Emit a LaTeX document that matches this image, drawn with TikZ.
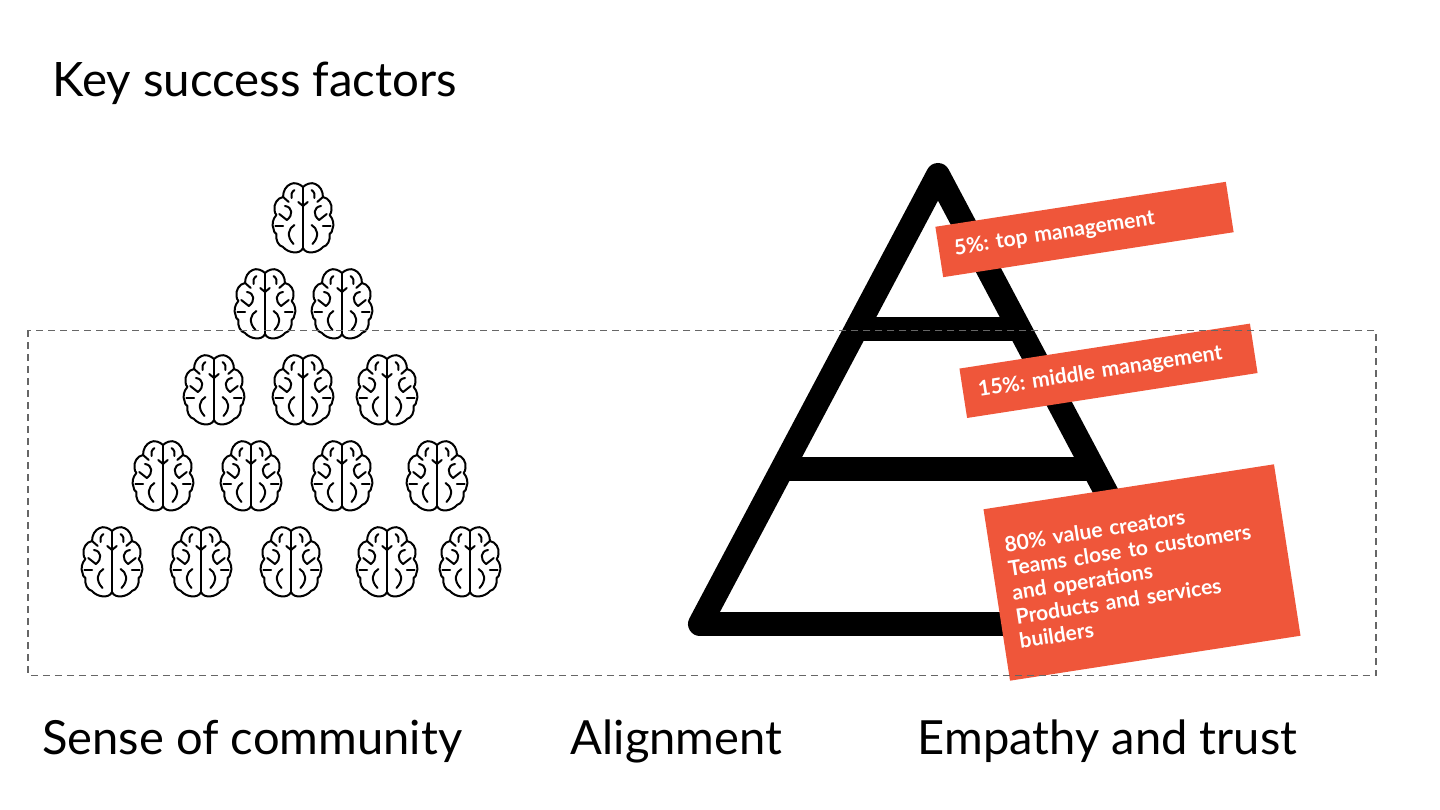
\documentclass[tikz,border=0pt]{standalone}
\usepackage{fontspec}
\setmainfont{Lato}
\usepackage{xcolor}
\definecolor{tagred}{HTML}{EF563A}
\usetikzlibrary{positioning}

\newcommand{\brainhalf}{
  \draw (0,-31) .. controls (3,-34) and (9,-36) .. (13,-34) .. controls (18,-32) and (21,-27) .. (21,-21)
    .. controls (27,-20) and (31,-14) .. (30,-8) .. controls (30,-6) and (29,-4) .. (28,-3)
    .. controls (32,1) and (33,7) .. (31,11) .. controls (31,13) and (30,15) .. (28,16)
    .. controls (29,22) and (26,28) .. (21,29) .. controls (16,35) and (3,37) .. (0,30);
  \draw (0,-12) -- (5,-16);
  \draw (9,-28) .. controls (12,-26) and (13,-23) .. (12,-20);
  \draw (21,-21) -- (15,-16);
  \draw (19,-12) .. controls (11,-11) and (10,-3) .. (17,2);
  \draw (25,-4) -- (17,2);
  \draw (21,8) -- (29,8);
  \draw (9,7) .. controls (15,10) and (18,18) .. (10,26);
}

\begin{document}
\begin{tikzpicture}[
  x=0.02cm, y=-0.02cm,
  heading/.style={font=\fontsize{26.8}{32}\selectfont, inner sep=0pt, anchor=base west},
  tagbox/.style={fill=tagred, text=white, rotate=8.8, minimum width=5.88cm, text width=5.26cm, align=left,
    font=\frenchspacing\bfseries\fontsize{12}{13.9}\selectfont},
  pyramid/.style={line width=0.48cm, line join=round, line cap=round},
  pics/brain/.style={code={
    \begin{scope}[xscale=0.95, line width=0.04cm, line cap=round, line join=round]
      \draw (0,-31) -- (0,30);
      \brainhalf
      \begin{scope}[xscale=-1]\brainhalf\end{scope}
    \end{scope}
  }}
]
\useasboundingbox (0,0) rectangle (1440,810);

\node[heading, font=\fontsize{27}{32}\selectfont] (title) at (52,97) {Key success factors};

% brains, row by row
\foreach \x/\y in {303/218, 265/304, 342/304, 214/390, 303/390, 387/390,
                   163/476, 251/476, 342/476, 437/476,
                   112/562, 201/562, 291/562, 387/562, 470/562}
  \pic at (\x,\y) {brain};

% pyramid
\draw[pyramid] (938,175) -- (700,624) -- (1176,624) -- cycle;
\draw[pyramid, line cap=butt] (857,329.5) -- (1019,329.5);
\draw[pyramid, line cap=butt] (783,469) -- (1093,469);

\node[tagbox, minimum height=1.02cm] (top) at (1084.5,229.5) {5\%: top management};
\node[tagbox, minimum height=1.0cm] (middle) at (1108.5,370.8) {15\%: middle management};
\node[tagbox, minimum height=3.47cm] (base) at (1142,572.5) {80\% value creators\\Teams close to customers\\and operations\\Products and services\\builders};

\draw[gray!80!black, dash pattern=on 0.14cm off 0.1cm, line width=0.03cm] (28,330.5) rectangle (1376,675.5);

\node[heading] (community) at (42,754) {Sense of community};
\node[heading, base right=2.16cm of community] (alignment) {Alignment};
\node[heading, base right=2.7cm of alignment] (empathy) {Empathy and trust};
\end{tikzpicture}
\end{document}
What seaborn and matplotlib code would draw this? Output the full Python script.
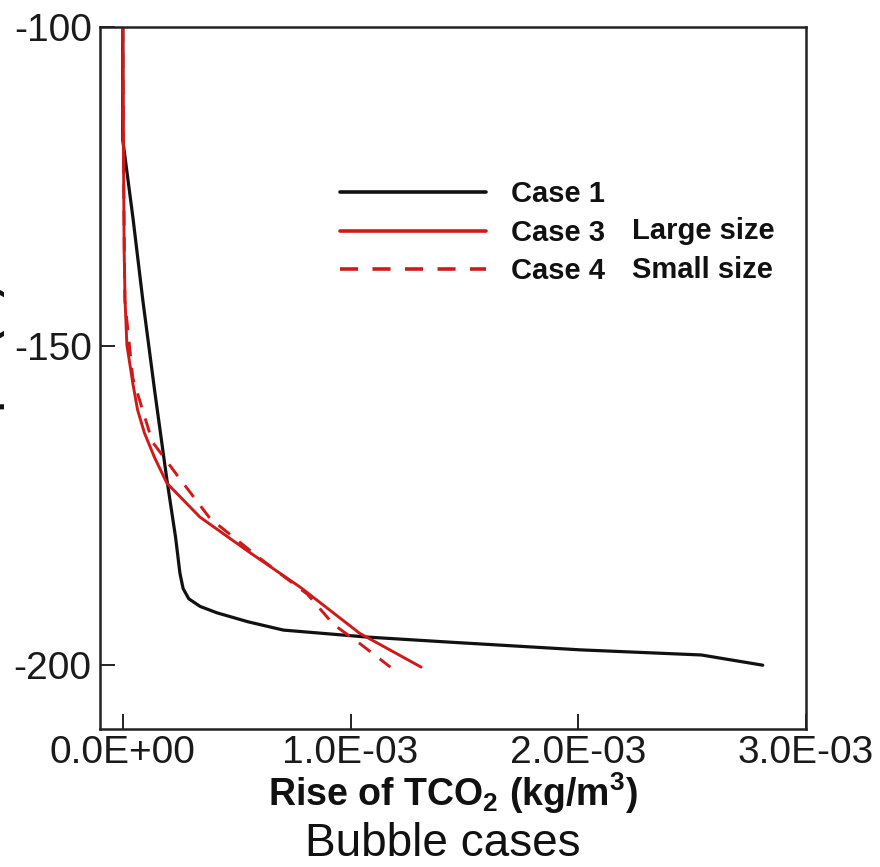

::::::

Repeat the material above word for word, please, apart from its images.

## Completed task
Emit a LaTeX document that matches this image, drawn with TikZ.
\documentclass[tikz,border=0pt]{standalone}
\usepackage{fontspec}
\setmainfont{Lato}
\usepackage{xcolor}
\definecolor{tagred}{HTML}{EF563A}
\usetikzlibrary{positioning}

\newcommand{\brainhalf}{
  \draw (0,-31) .. controls (3,-34) and (9,-36) .. (13,-34) .. controls (18,-32) and (21,-27) .. (21,-21)
    .. controls (27,-20) and (31,-14) .. (30,-8) .. controls (30,-6) and (29,-4) .. (28,-3)
    .. controls (32,1) and (33,7) .. (31,11) .. controls (31,13) and (30,15) .. (28,16)
    .. controls (29,22) and (26,28) .. (21,29) .. controls (16,35) and (3,37) .. (0,30);
  \draw (0,-12) -- (5,-16);
  \draw (9,-28) .. controls (12,-26) and (13,-23) .. (12,-20);
  \draw (21,-21) -- (15,-16);
  \draw (19,-12) .. controls (11,-11) and (10,-3) .. (17,2);
  \draw (25,-4) -- (17,2);
  \draw (21,8) -- (29,8);
  \draw (9,7) .. controls (15,10) and (18,18) .. (10,26);
}

\begin{document}
\begin{tikzpicture}[
  x=0.02cm, y=-0.02cm,
  heading/.style={font=\fontsize{26.8}{32}\selectfont, inner sep=0pt, anchor=base west},
  tagbox/.style={fill=tagred, text=white, rotate=8.8, minimum width=5.88cm, text width=5.26cm, align=left,
    font=\frenchspacing\bfseries\fontsize{12}{13.9}\selectfont},
  pyramid/.style={line width=0.48cm, line join=round, line cap=round},
  pics/brain/.style={code={
    \begin{scope}[xscale=0.95, line width=0.04cm, line cap=round, line join=round]
      \draw (0,-31) -- (0,30);
      \brainhalf
      \begin{scope}[xscale=-1]\brainhalf\end{scope}
    \end{scope}
  }}
]
\useasboundingbox (0,0) rectangle (1440,810);

\node[heading, font=\fontsize{27}{32}\selectfont] (title) at (52,97) {Key success factors};

% brains, row by row
\foreach \x/\y in {303/218, 265/304, 342/304, 214/390, 303/390, 387/390,
                   163/476, 251/476, 342/476, 437/476,
                   112/562, 201/562, 291/562, 387/562, 470/562}
  \pic at (\x,\y) {brain};

% pyramid
\draw[pyramid] (938,175) -- (700,624) -- (1176,624) -- cycle;
\draw[pyramid, line cap=butt] (857,329.5) -- (1019,329.5);
\draw[pyramid, line cap=butt] (783,469) -- (1093,469);

\node[tagbox, minimum height=1.02cm] (top) at (1084.5,229.5) {5\%: top management};
\node[tagbox, minimum height=1.0cm] (middle) at (1108.5,370.8) {15\%: middle management};
\node[tagbox, minimum height=3.47cm] (base) at (1142,572.5) {80\% value creators\\Teams close to customers\\and operations\\Products and services\\builders};

\draw[gray!80!black, dash pattern=on 0.14cm off 0.1cm, line width=0.03cm] (28,330.5) rectangle (1376,675.5);

\node[heading] (community) at (42,754) {Sense of community};
\node[heading, base right=2.16cm of community] (alignment) {Alignment};
\node[heading, base right=2.7cm of alignment] (empathy) {Empathy and trust};
\end{tikzpicture}
\end{document}
What seaborn and matplotlib code would draw this? Output the full Python script.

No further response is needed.